The interviews with the adult children offered up a number of important tips for parents who are considering or about to divorce:

1)      Consider your child’s age and temperament when deciding how soon to tell

Young children have little conception of time and shouldn’t be given much advance notice. Older children often pick up that something is wrong and would prefer to be told directly and given some time to deal with it before the actual separation occurs.

It’s important to know that, except for young children (those under seven), children usually remember being told. And how they’re told matters – a lot. Some have such vivid memories that they can remember where they were sitting, what they were wearing, how their parents looked, and the words their parents spoke. Other have only a vague memory of being told.

As the children in the study talked about how they were told all felt it was important to tell children and to do so well before the actual separation. Children want to be told, and when they aren’t they resent it. It makes them feel more confused and anxious when they don’t know what’s happening and don’t have the time to prepare for what’s ahead.

2)      If at all possible, decide beforehand, with your spouse or partner, what you are going to tell your children and sit down together to share the news.

Children don’t want or need all the dirty details. What they need to know is that their parents have made the decision and they have thought through what will happen next.

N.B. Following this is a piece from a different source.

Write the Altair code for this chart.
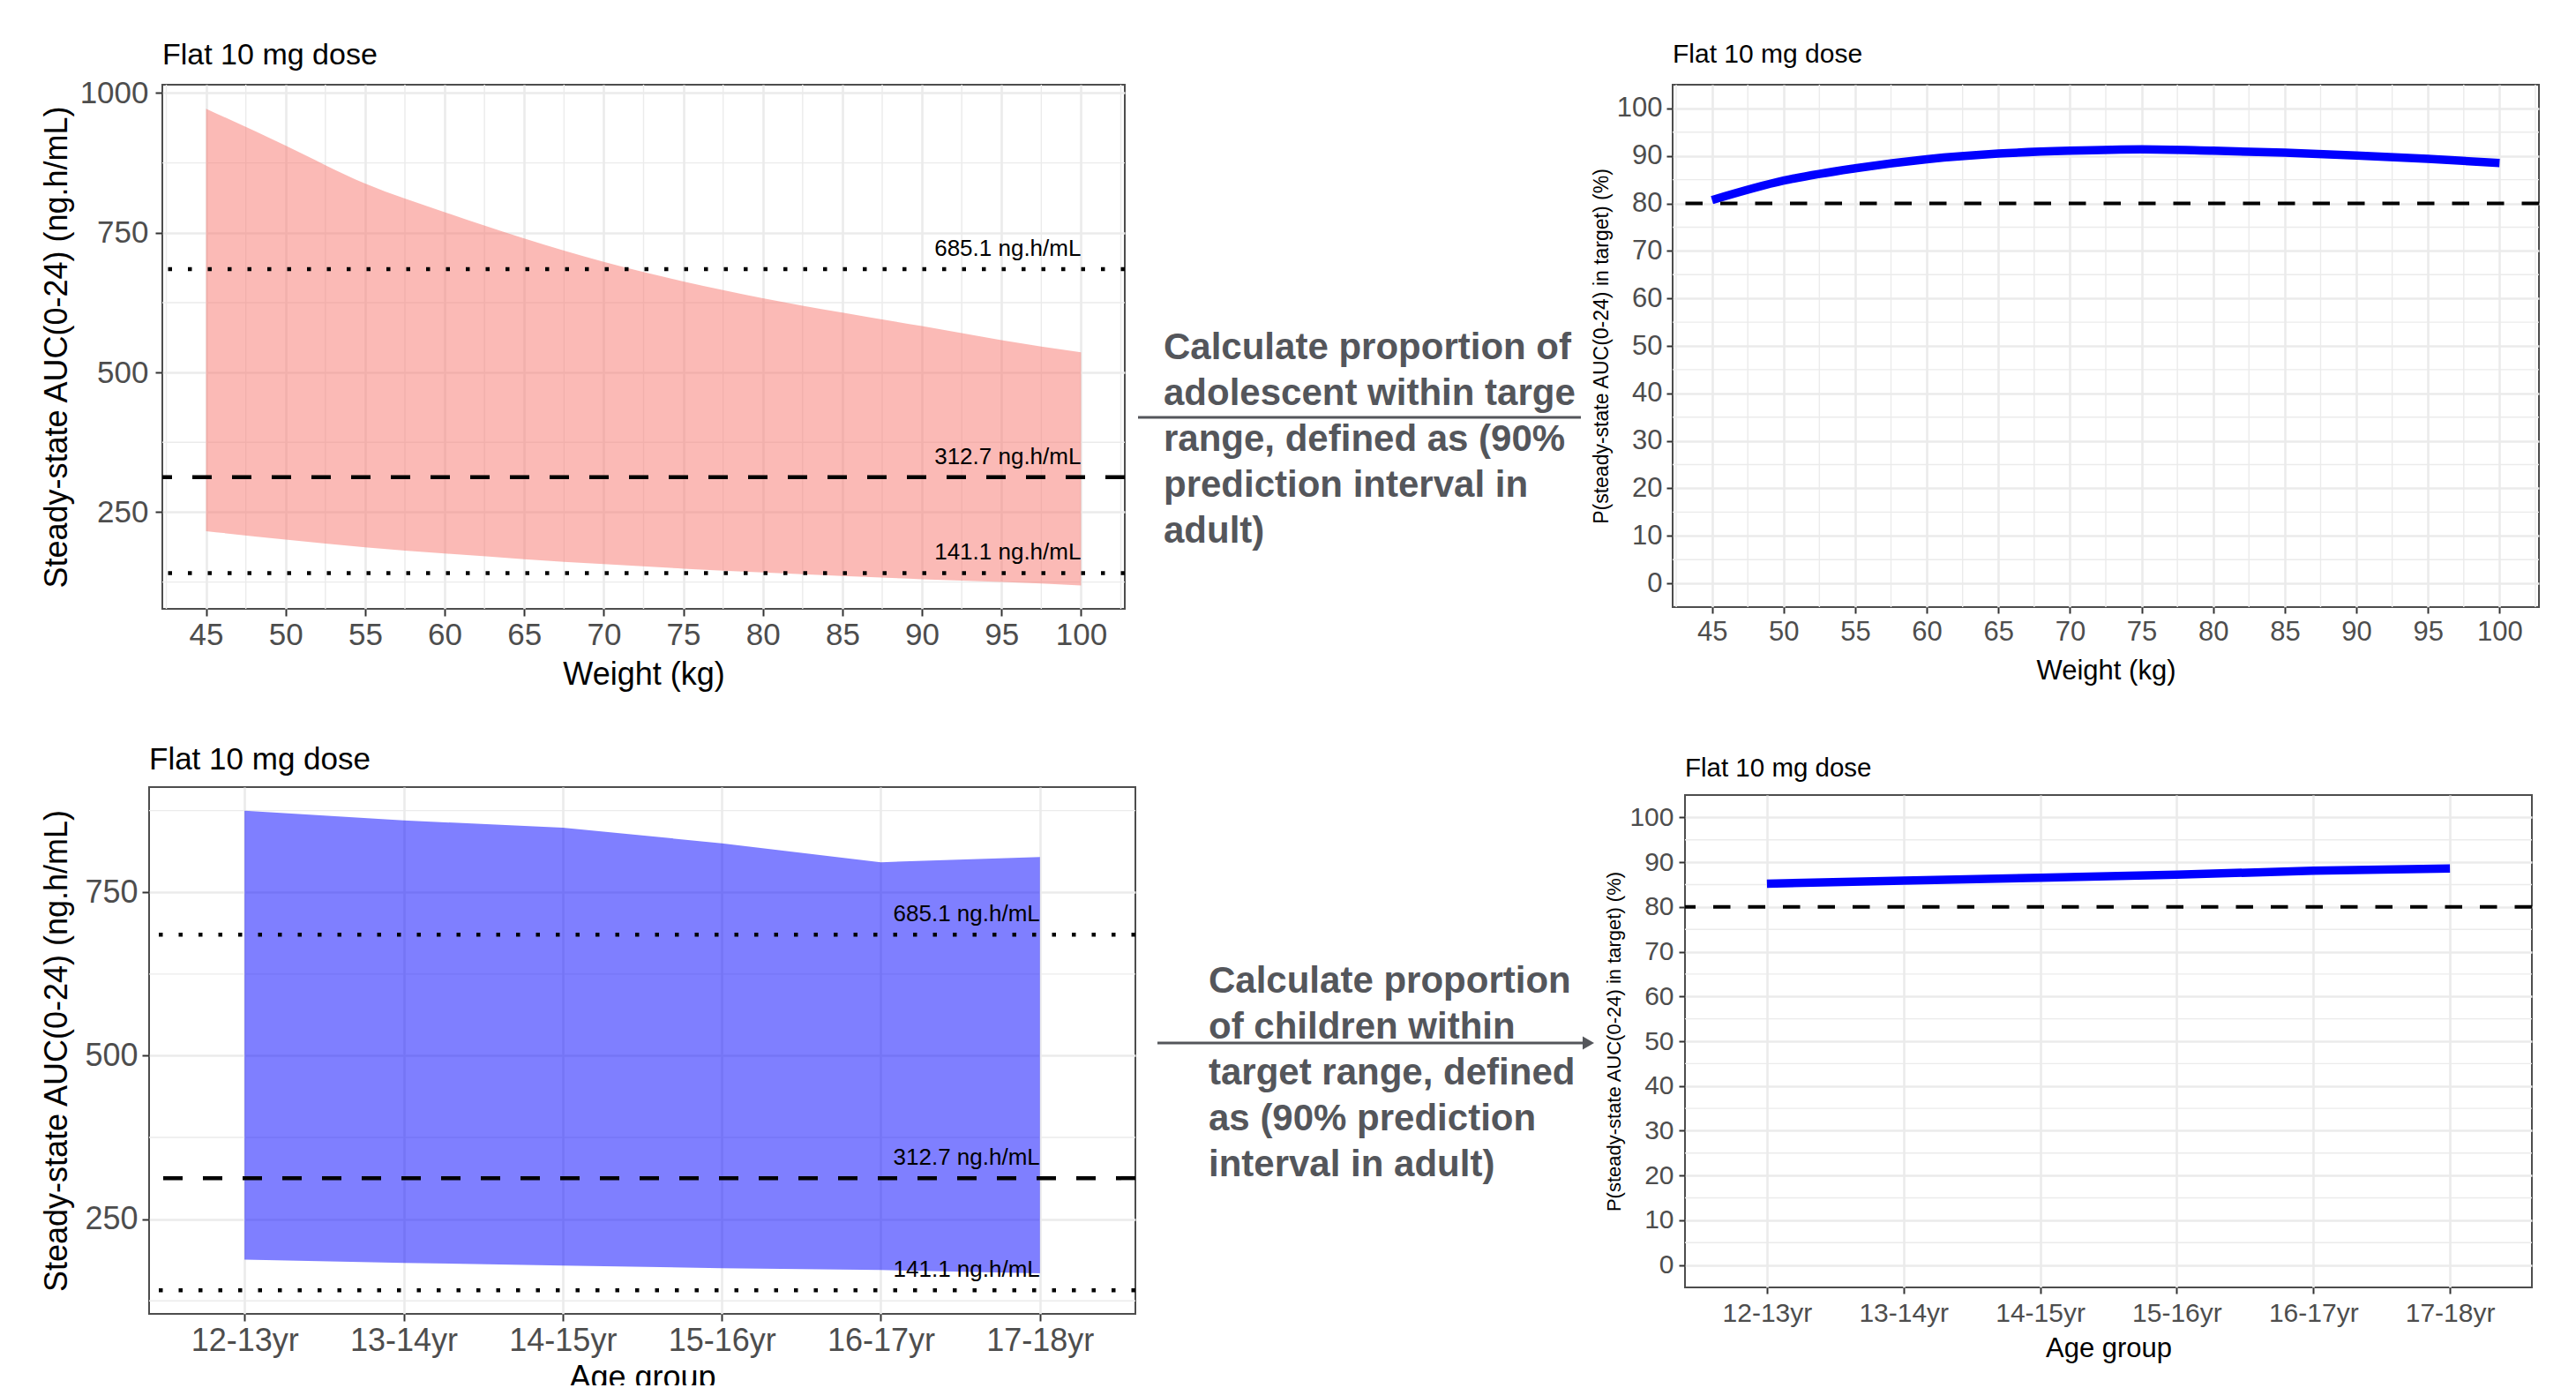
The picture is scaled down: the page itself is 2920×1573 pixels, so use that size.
import altair as alt
import pandas as pd

FONT = "Liberation Sans"
GRID = "#EBEBEB"
TICK = "#333333"
LABEL = "#4D4D4D"
BORDER = "#4D4D4D"
ANNOT = "#54565B"

# ---------------- data ----------------
weights = [45, 50, 55, 60, 65, 70, 75, 80, 85, 90, 95, 100]
auc_upper_wt = [972, 906, 838, 787, 740, 698, 663, 633, 607, 583, 558, 536]
auc_lower_wt = [216, 201, 187, 176, 166, 157, 149, 142, 136, 130, 125, 119]
prob_in_target_wt = [80.7, 84.8, 87.4, 89.3, 90.5, 91.1, 91.4, 91.1, 90.7, 90.1, 89.4, 88.5]

age_groups = ["12-13yr", "13-14yr", "14-15yr", "15-16yr", "16-17yr", "17-18yr"]
auc_upper_age = [875, 860, 849, 825, 796, 804]
auc_lower_age = [188, 183, 179, 175, 172, 167]
prob_in_target_age = [85.2, 85.9, 86.5, 87.2, 88.1, 88.6]

adult_pi_bounds = [685.1, 141.1]   # adult 90% prediction interval
adult_median = [312.7]
target_proportion = [80]

weight_ticks = [45, 50, 55, 60, 65, 70, 75, 80, 85, 90, 95, 100]
weight_minor = [42.5, 47.5, 52.5, 57.5, 62.5, 67.5, 72.5, 77.5, 82.5, 87.5, 92.5, 97.5, 102.5]
auc_ticks_wt = [250, 500, 750, 1000]
auc_minor_wt = [125, 375, 625, 875]
auc_ticks_age = [250, 500, 750]
auc_minor_age = [125, 375, 625, 875]
prob_ticks = [0, 10, 20, 30, 40, 50, 60, 70, 80, 90, 100]
prob_minor = [5, 15, 25, 35, 45, 55, 65, 75, 85, 95]

panel_title = "Flat 10 mg dose"
auc_title = "Steady-state AUC(0-24) (ng.h/mL)"
prob_title = "P(steady-state AUC(0-24) in target) (%)"

annotation_top = ["Calculate proportion of", "adolescent within targe",
                  "range, defined as (90%", "prediction interval in", "adult)"]
annotation_bottom = ["Calculate proportion", "of children within",
                     "target range, defined", "as (90% prediction", "interval in adult)"]

ref_all = adult_pi_bounds + adult_median

df_wt = pd.DataFrame({"weight": weights, "upper": auc_upper_wt, "lower": auc_lower_wt,
                      "prob": prob_in_target_wt})
df_age = pd.DataFrame({"age": age_groups, "upper": auc_upper_age, "lower": auc_lower_age,
                       "prob": prob_in_target_age})
one = pd.DataFrame({"n": [0]})


# ---------------- helpers ----------------
def make_axis(values, title, orient, label_size, title_size, tick_size, label_pad, title_pos, mid,
              quantitative=True):
    kw = dict(values=values, title=title, grid=True, gridColor=GRID, gridWidth=2.6,
              domain=False, ticks=True, tickColor=TICK, tickWidth=2, tickSize=tick_size,
              labelFont=FONT, labelFontSize=label_size, labelColor=LABEL, labelPadding=label_pad,
              labelFlush=False, labelOverlap=False, labelAngle=0,
              titleFont=FONT, titleFontSize=title_size, titleFontWeight="normal",
              titleColor="black", titleBaseline="middle", titleAlign="center")
    if quantitative:
        kw["format"] = "d"
    if orient == "x":
        kw.update(titleX=mid, titleY=title_pos, titleAngle=0)
    else:
        kw.update(titleX=title_pos, titleY=mid, titleAngle=270)
    return alt.Axis(**kw)


def make_title(size, offset):
    return alt.TitleParams(panel_title, anchor="start", frame="group", font=FONT, fontSize=size,
                           fontWeight="normal", color="black", baseline="alphabetic", offset=offset)


view_box = alt.ViewBackground(stroke=BORDER, strokeWidth=2)
view_blank = alt.ViewBackground(stroke="transparent", strokeWidth=0, strokeOpacity=0)


def spacer(w, h):
    return alt.Chart(one).mark_point(opacity=0).encode(
        x=alt.value(0), y=alt.value(0)).properties(width=w, height=h, view=view_blank)


def auc_panel(df, xfield, xtype, xscale, xaxis, yscale, yaxis, xminor, yminor, fill, interp, label_at,
              w, h, title_size, title_offset):
    X = lambda f: alt.X(f"{f}:{xtype}", scale=xscale, axis=xaxis)
    Y = lambda f: alt.Y(f"{f}:Q", scale=yscale, axis=yaxis)
    layers = []
    if xminor:
        layers.append(alt.Chart(pd.DataFrame({xfield: xminor})).mark_rule(
            color=GRID, strokeWidth=1.4).encode(x=X(xfield)))
    layers.append(alt.Chart(pd.DataFrame({"upper": yminor})).mark_rule(
        color=GRID, strokeWidth=1.4).encode(y=Y("upper")))
    layers.append(alt.Chart(df).mark_area(color=fill, opacity=0.5, interpolate=interp).encode(
        x=X(xfield), y=Y("upper"), y2="lower:Q"))
    layers.append(alt.Chart(pd.DataFrame({"upper": adult_pi_bounds})).mark_rule(
        color="black", strokeWidth=4.5, strokeDash=[4.5, 18]).encode(y=Y("upper")))
    layers.append(alt.Chart(pd.DataFrame({"upper": adult_median})).mark_rule(
        color="black", strokeWidth=4.5, strokeDash=[22, 23]).encode(y=Y("upper")))
    df_lab = pd.DataFrame({"upper": ref_all, "label": [f"{v} ng.h/mL" for v in ref_all],
                           xfield: [label_at] * len(ref_all)})
    layers.append(alt.Chart(df_lab).mark_text(align="right", baseline="alphabetic", dy=-15, font=FONT,
                                              fontSize=26, color="black").encode(
        x=X(xfield), y=Y("upper"), text="label:N"))
    return alt.layer(*layers).properties(width=w, height=h, title=make_title(title_size, title_offset),
                                         view=view_box)


def prob_panel(df, xfield, xtype, xscale, xaxis, yscale, yaxis, xminor, yminor, interp,
               w, h, title_size, title_offset):
    X = lambda f: alt.X(f"{f}:{xtype}", scale=xscale, axis=xaxis)
    Y = lambda f: alt.Y(f"{f}:Q", scale=yscale, axis=yaxis)
    layers = []
    if xminor:
        layers.append(alt.Chart(pd.DataFrame({xfield: xminor})).mark_rule(
            color=GRID, strokeWidth=1.4).encode(x=X(xfield)))
    layers.append(alt.Chart(pd.DataFrame({"prob": yminor})).mark_rule(
        color=GRID, strokeWidth=1.4).encode(y=Y("prob")))
    layers.append(alt.Chart(df).mark_line(color="#0000FF", strokeWidth=9.5, interpolate=interp).encode(
        x=X(xfield), y=Y("prob")))
    layers.append(alt.Chart(pd.DataFrame({"prob": target_proportion})).mark_rule(
        color="black", strokeWidth=4, strokeDash=[19.5, 20]).encode(y=Y("prob")))
    return alt.layer(*layers).properties(width=w, height=h, title=make_title(title_size, title_offset),
                                         view=view_box)


# ---------------- scales ----------------
xs_wt = alt.Scale(domain=[42.25, 102.75], nice=False, zero=False)
ys_wt = alt.Scale(domain=[77, 1015], nice=False, zero=False)
ys_prob = alt.Scale(domain=[-5, 105], nice=False, zero=False)
xs_age = alt.Scale(type="point", domain=age_groups, padding=0.6)
ys_age = alt.Scale(domain=[105, 911], nice=False, zero=False)

# ---------------- panels ----------------
W1, H1 = 1091, 594
tl = auc_panel(df_wt, "weight", "Q", xs_wt,
               make_axis(weight_ticks, "Weight (kg)", "x", 35, 36, 8, 4.5, 74, W1 / 2),
               ys_wt, make_axis(auc_ticks_wt, auc_title, "y", 35, 36, 8, 8, -120, H1 / 2),
               weight_minor, auc_minor_wt, "#F8766D", "monotone", weights[-1], W1, H1, 34, -19)

W2, H2 = 982, 592
tr = prob_panel(df_wt, "weight", "Q", xs_wt,
                make_axis(weight_ticks, "Weight (kg)", "x", 31, 31, 7, 6, 72.5, W2 / 2),
                ys_prob, make_axis(prob_ticks, prob_title, "y", 31, 23, 7, 5, -81, H2 / 2),
                weight_minor, prob_minor, "monotone", W2, H2, 30, -5.4)

W3, H3 = 1118, 597
bl = auc_panel(df_age, "age", "N", xs_age,
               make_axis(age_groups, "Age group", "x", 36, 36, 8, 5, 72, W3 / 2, quantitative=False),
               ys_age, make_axis(auc_ticks_age, auc_title, "y", 36, 36, 8, 5, -105, H3 / 2),
               None, auc_minor_age, "#0000FF", "linear", age_groups[-1], W3, H3, 35, -14.5)

W4, H4 = 960, 558
br = prob_panel(df_age, "age", "N", xs_age,
                make_axis(age_groups, "Age group", "x", 30, 31, 7, 7, 69, W4 / 2, quantitative=False),
                ys_prob, make_axis(prob_ticks, prob_title, "y", 30, 22, 7, 6, -81, H4 / 2),
                None, prob_minor, "linear", W4, H4, 29.5, -8)


# ---------------- middle annotations ----------------
def annotation(lines, tx, ty):
    return alt.Chart(one).mark_text(align="left", baseline="alphabetic", font=FONT, fontSize=42,
                                    fontWeight="bold", color=ANNOT, lineHeight=52).encode(
        x=alt.value(tx), y=alt.value(ty), text=alt.value(lines))


mid1 = alt.layer(
    alt.Chart(one).mark_rule(color=ANNOT, strokeWidth=3).encode(
        x=alt.value(15), x2=alt.value(517), y=alt.value(377)),
    annotation(annotation_top, 44, 311)).properties(width=621, height=594, view=view_blank)

mid2 = alt.layer(
    alt.Chart(one).mark_rule(color=ANNOT, strokeWidth=3).encode(
        x=alt.value(25), x2=alt.value(510), y=alt.value(290)),
    alt.Chart(one).mark_point(shape="triangle-right", filled=True, size=225, color=ANNOT, opacity=1).encode(
        x=alt.value(513.5), y=alt.value(290)),
    annotation(annotation_bottom, 83, 233)).properties(width=623, height=597, view=view_blank)

# ---------------- layout ----------------
row1 = alt.hconcat(spacer(15, 594), tl, mid1, tr, spacing=0, bounds="flush")
right2 = alt.vconcat(spacer(960, 9), br, spacing=0, bounds="flush")
row2 = alt.hconcat(bl, mid2, right2, spacing=0, bounds="flush")

chart = alt.vconcat(row1, row2, spacing=59).properties(
    padding={"left": 36, "top": 37, "right": 5, "bottom": -10}
).configure_view(strokeWidth=0, stroke="transparent").configure(background="white")

chart.save("out.html", embed_options={"renderer": "svg", "actions": False})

I realize this is not always possible. For example, an angry spouse or partner may sabotage the situation by telling he children in order to illicit their support or punish the spouse or partner. All you can do in that case is to patch up the damage done and reassure the children that they are loved and will be taken care of, in spite of their parents’ anger or distress with each other.

3)      Talk to your kids about how their lives will change, how they will be cared for, where they will live and how they will continue to see both parents.

Children are most concerned with their day-to-day needs and most are very fearful of the change. Over and over again, the children told us how important it was for them to have the chance to talk to their parents and be part of the plan that was going to affect their lives.

Kids today are surrounded by divorce and it is a rare child who doesn’t know another child with divorced parents. Based on their limited knowledge they form their own views of what happens when parents divorce. They know, for instance, that Tony down the street spends some weekends with his father or Kerry has a stepmother. Others will have friends who are sad or unhappy because they don’t see their father and others who brag about the two Christmas holidays and all the extra presents they get. Older children are most concerned about how the divorce will interrupt their lives, whether they will have to move or babysit for the younger sibs more frequently, or what their friends will think of them.

4)      Give your children time to process the news.

Whenever any of us undergoes a life transition, it helps to know what to expect. It’s no wonder that books about what to expect as we transition to a new an unknown stage in our lives are so popular. The mother who is tearing her hair out because her two-year-old refuses to listen to her grabs today’s version of Dr.Spock on her bedside table and sighs with relief as she reads that it is developmentally appropriate for her child to be rebellious. She then reads ahead to the next chapter dealing with the age of three and goes to sleep hopeful that she can look forward to her obstinate child becoming more mellow, desiring once again to please. So it is with your kids. They want to know what to expect, and you can help them a great deal by being prepared to answer this question.

It is worth noting here that one of the universal truths about divorce is that children don’t really care when a divorce becomes legal or official. As far as they are concerned the marker event is the day one parent moves out.

5)      Explore with your children what they know about divorce and what they thing and fear will happen.

Many children ask concrete questions, and if parents have made plans for how and exactly when the separation will take place, it helps the children feel more secure, If parents do not yet know the specifics they need to reassure their children that they will continue to take good care of them and will let them know as the plans get formed. Children want to know that even though things are changing, they parents can be depended on to keep them safe.

6)      Listen to your kids, but don’t make them choose whom to live with

Many of the older children who make these choices are haunted by loyalty conflicts afterward. They would have preferred not to have had to make the choice and often resent that they were put in that position.